Didn't L1.46 come out on a Friday?


----------



## jsanders (Jan 21, 2004)

Scott Greczkowski said:


> Didn't L1.46 come out on a Friday?


I believe it was Thursday evening Scott.


----------



## David_Levin (Apr 22, 2002)

Scott Greczkowski said:


> Didn't L1.46 come out on a Friday?


Yes, I believe it did.
Hopefully the lack of a beta means they found some major bug trigger and fixed it (no new features/changes).

Charlie get to say on Monday that new software just spooled.


----------



## Mark Lamutt (Mar 24, 2002)

L146 came out on a Thursday at 5:15pm MST. Same for L145.

At this point (and please realize that this is a guess on my part) that there may not be any software fixes in this release that would affect us. There are other reasons for new software other than bug fixes.

I don't think that this release is something to be terribly exicited about. My guess is that the next bug fix release is still on schedule for release in the next few weeks. That would make a whole lot more sense to me than seeing any major fixes in this one.


----------



## Redster (Jan 14, 2004)

If it messed up my wifes recording of her soap (11am - 12am), I will be in deep caca.
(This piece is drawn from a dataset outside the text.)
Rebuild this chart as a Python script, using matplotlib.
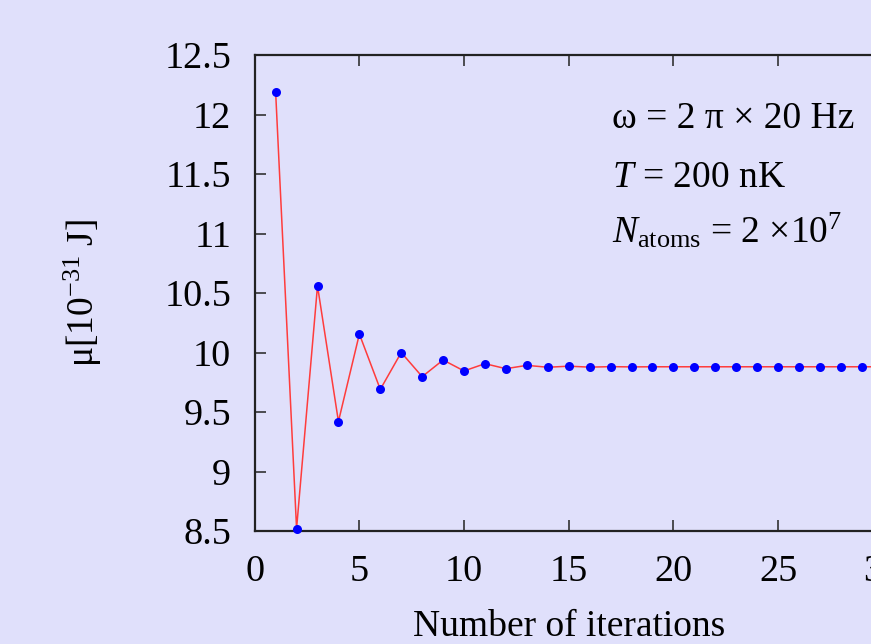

I had an OTA HD recording going at same time, as well as her SD recording so she can see the difference. Am hoping the 3rd tuner is doing the update. I dont want to go home after a hard days work and get that look,, tends to ruin the whole weekend. Marlena (serial killer) is about to get caught by John (her husband and a cop). Pleeeze let the recording work.


----------



## Mark Lamutt (Mar 24, 2002)

I just got confirmation of what this release is. It's an emergency fix for one nasty little bug that I guarantee none of you have encountered. I haven't encountered it either. But, it's one that absolutely had to be fixed NOW. I can't say anything more about it than that.
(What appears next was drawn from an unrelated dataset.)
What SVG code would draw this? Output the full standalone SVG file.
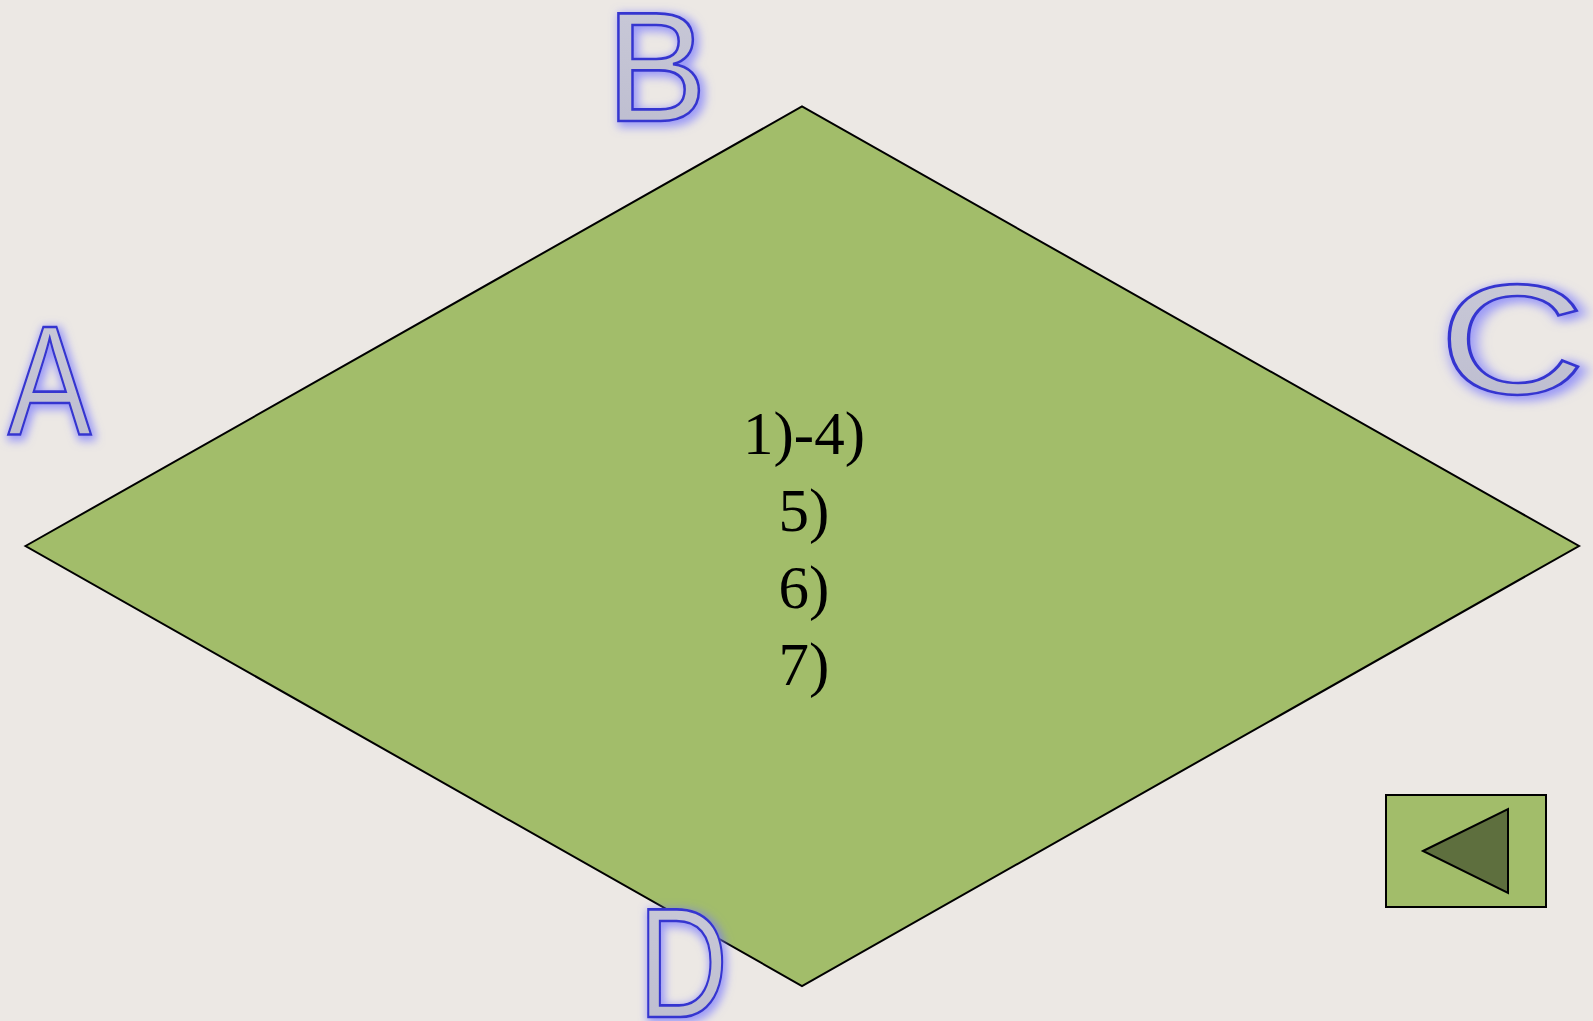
<svg xmlns="http://www.w3.org/2000/svg" width="1593" height="1021" viewBox="0 0 1593 1021">
  <defs>
    <style>
      .shape { stroke: #000; stroke-width: 2; }
      .label { font-family: "Times New Roman", "Liberation Serif", serif; font-size: 61px; fill: #000; text-anchor: middle; }
      .letter { font-family: Arial, "Liberation Sans", sans-serif; font-size: 156px; fill: url(#letterFill); stroke: #3535d0; stroke-width: 2.6; filter: url(#glow); }
    </style>
    <linearGradient id="letterFill" x1="0" y1="0" x2="0" y2="1">
      <stop offset="0" stop-color="#cacad8"/>
      <stop offset="1" stop-color="#bcbccf"/>
    </linearGradient>
    <filter id="glow" x="-30%" y="-30%" width="160%" height="160%">
      <feMorphology in="SourceAlpha" operator="dilate" radius="2" result="d"/>
      <feGaussianBlur in="d" stdDeviation="5" result="b"/>
      <feFlood flood-color="#7878ff" flood-opacity="0.7"/>
      <feComposite in2="b" operator="in" result="g"/>
      <feOffset in="g" dx="3" dy="3" result="go"/>
      <feMerge>
        <feMergeNode in="go"/>
        <feMergeNode in="SourceGraphic"/>
      </feMerge>
    </filter>
  </defs>
  <rect width="1593" height="1021" fill="#ece8e4"/>

  <g id="rhombus">
    <polygon class="shape" points="25.5,546 802,106.5 1579,546 802,986" fill="#a2bd6a"/>
    <text class="label" x="804" y="454">1)-4)</text>
    <text class="label" x="804" y="531">5)</text>
    <text class="label" x="804" y="608">6)</text>
    <text class="label" x="804" y="685">7)</text>
  </g>

  <g id="label-A"><text class="letter" transform="translate(8,434) scale(0.8,1)">A</text></g>
  <g id="label-B"><text class="letter" transform="translate(606,121) scale(0.97,1)">B</text></g>
  <g id="label-C"><text class="letter" transform="translate(1439,393) scale(1.3,1)">C</text></g>
  <g id="label-D"><text class="letter" transform="translate(638,1017) scale(0.8,1)">D</text></g>

  <g id="back-button">
    <rect class="shape" x="1386" y="795" width="160" height="112" fill="#a2bd6a"/>
    <polygon class="shape" points="1423,851 1508,809 1508,893" fill="#5e6f3e"/>
  </g>

  <g id="connectors"></g>
</svg>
The good news is that L148, the next full bug fix software release is still on schedule. That's from Eldon. My guess is probably 3-4 weeks for public release.

I'm now going to unsticky this thread, as it's nothing to be terribly excited about.


----------



## SpenceJT (Dec 27, 2002)

> it's one that absolutely had to be fixed NOW.


Probably some sort of backdoor loophole providing free access to the "Spank-ter-Vision" (adult) channels.


----------



## Mark Lamutt (Mar 24, 2002)

Nothing that fun, unfortuantely...


----------



## Frank Z (Nov 15, 2002)

I was hoping for a way to cheat at Bingo!


----------



## BobMurdoch (Apr 24, 2002)

SpenceJT said:


> Probably some sort of backdoor loophole providing free access to the "Spank-ter-Vision" (adult) channels.


Damn, you beat me to that joke.........


----------



## BobMurdoch (Apr 24, 2002)

Mark Lamutt said:


> Nothing that fun, unfortuantely...


Geez, you're no fun...

PM?


----------



## jsanders (Jan 21, 2004)

Emergency fix? Must have been a really serious problem to do a special build just for whatever it is. How about corrupting the hard drive enough that the 921 comes up dead. We've seen a few 921 obituaries on the forum that we didn't see any apparent reason for. 

This is like the X-Files. The truth is out there. In our case, the truth is in the build L1.47!


----------



## 4HiMarks (Jan 21, 2004)

Geez. I don't visit the forum for a few hours and I miss all the excitement. My 146 had been relatively stable, but when I got home from work the blue light was on. I suppose that means 147 downloaded and forced a reboot. I just checked and I do indeed have it. 

-Chris


----------



## BobMurdoch (Apr 24, 2002)

Hmmm. Mine says the software download is complete and to power off the receiver to install it. Powered off twice and nothing. I'll try the smart card pull and see if that loads it... If not its power strip time........


----------



## Allen Noland (Apr 23, 2002)

So Mark, if this is released software why can't you tell us what the fix fixed?


----------



## Mark Lamutt (Mar 24, 2002)

Because it's not something that will affect any of us, and because they specifically asked me NOT to release it publicly.


----------